With his demanding schedule, once his day's work is done, Noonan likes to unwind with a few pints.

Regularly, during the working week in Dublin, he likes to unwind in pubs such as Smyth's of Haddington Road and Doheny and Nesbitts with young TDs and senators for whom he is a box-office attraction. Sure, didn't he even manage to get the glamorous IMF boss Christine Lagarde out for a pint when she was in town.

It was at Smyth's that an impromptu get-together for his 70th birthday was organised, which was attended by a small gathering of colleagues including ministers Frances Fitzgerald, James Reilly and Leo Varadkar.

Noonan is close to Fine Gael TD Aine Collins and Senator Catherine Noone, among others who are regularly seen in his company on such occasions along with some of his advisers.

Fine Gael "groupies" are also often seen competing for his attention – a situation he clearly relishes, say some observers.

"He likes to be in the middle of things, and to some he performs the role of mentor, offering advice and reassurance to frustrated TDs," said one.

On Friday nights, having left Dublin behind, he tends to settle into a few pints in South's bar in his native Limerick with his close friends and even political rivals like Willie O'Dea.

At the Fine Gael think-in in Mayo last September, Noonan held court at the bar past 2am in the company of Collins, Noone, Fidelma Healy Eames and others. Yet Noonan remains a mercurial figure with some of his closest colleagues questioning what drives him on.

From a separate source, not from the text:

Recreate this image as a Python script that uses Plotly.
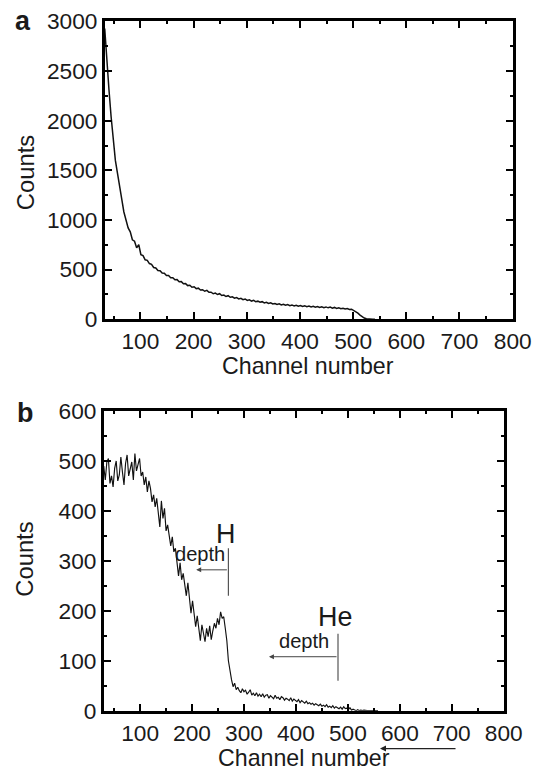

"I have watched him for a long time but I don't really know what he stands for. Deep down he believes in nothing but himself. He is a staunch pragmatist," one of his colleagues said.

Despite rumours earlier this year that he was about to retire, those around him are adamant he shows no sign of slowing down, with some saying he will run for election again.

"I think he worries what would happen if he was to leave. It has given him a huge lease of life and he loves being in the middle of things," said one close colleague.

"Noonan sees this time as an opportunity to rewrite his last chapter of his career, and if he does get us out of this bailout, what a chapter he will have written," said a fellow minister.